PROBLEM DETAILS> Each line of the material must be repeated precisely, with the pictures left out.
-----
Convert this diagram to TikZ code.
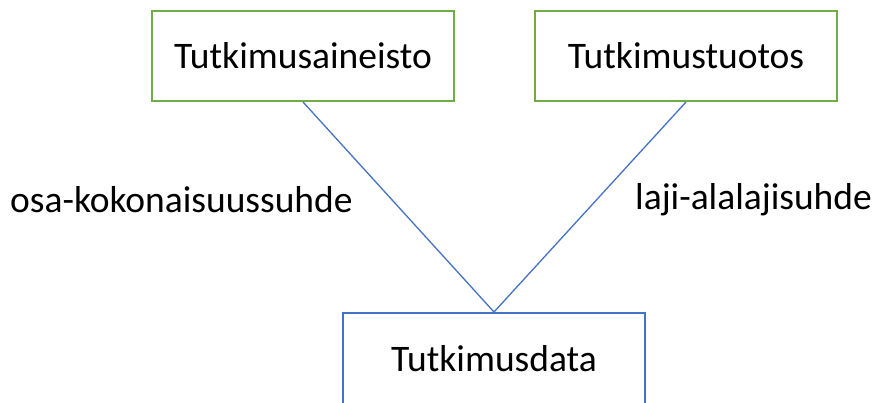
\documentclass[tikz,border=0pt]{standalone}
\usepackage{fontspec}
\setmainfont{Carlito}
\definecolor{boxgreen}{HTML}{70AD47}
\definecolor{boxblue}{HTML}{4472C4}
\begin{document}
\begin{tikzpicture}[x=1pt,y=1pt,
  box/.style={draw, line width=2pt, minimum width=302pt, minimum height=90pt, inner sep=0pt, font=\fontsize{37.5}{42}\selectfont},
  lbl/.style={font=\fontsize{37.5}{42}\selectfont, inner sep=0pt},
  link/.style={draw=boxblue, line width=1.3pt}]
\useasboundingbox (0,0) rectangle (880,403);
\clip (0,0) rectangle (880,403);
\node[box, draw=boxgreen] (ain) at (303,347) {Tutkimusaineisto};
\node[box, draw=boxgreen] (tuo) at (686,347) {Tutkimustuotos};
\node[box, draw=boxblue, minimum height=92pt] (dat) at (494,44) {Tutkimusdata};
\node[lbl, anchor=west] (l1) at (10,203) {osa-kokonaisuussuhde};
\node[lbl, anchor=west] (l2) at (635,203) {laji-alalajisuhde};
\draw[link] (ain.south) -- (dat.north);
\draw[link] (tuo.south) -- (dat.north);
\end{tikzpicture}
\end{document}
-----
RESPONSE>
Convert this diagram to TikZ code.
\documentclass[tikz,border=0pt]{standalone}
\usepackage{fontspec}
\setmainfont{Carlito}
\definecolor{boxgreen}{HTML}{70AD47}
\definecolor{boxblue}{HTML}{4472C4}
\begin{document}
\begin{tikzpicture}[x=1pt,y=1pt,
  box/.style={draw, line width=2pt, minimum width=302pt, minimum height=90pt, inner sep=0pt, font=\fontsize{37.5}{42}\selectfont},
  lbl/.style={font=\fontsize{37.5}{42}\selectfont, inner sep=0pt},
  link/.style={draw=boxblue, line width=1.3pt}]
\useasboundingbox (0,0) rectangle (880,403);
\clip (0,0) rectangle (880,403);
\node[box, draw=boxgreen] (ain) at (303,347) {Tutkimusaineisto};
\node[box, draw=boxgreen] (tuo) at (686,347) {Tutkimustuotos};
\node[box, draw=boxblue, minimum height=92pt] (dat) at (494,44) {Tutkimusdata};
\node[lbl, anchor=west] (l1) at (10,203) {osa-kokonaisuussuhde};
\node[lbl, anchor=west] (l2) at (635,203) {laji-alalajisuhde};
\draw[link] (ain.south) -- (dat.north);
\draw[link] (tuo.south) -- (dat.north);
\end{tikzpicture}
\end{document}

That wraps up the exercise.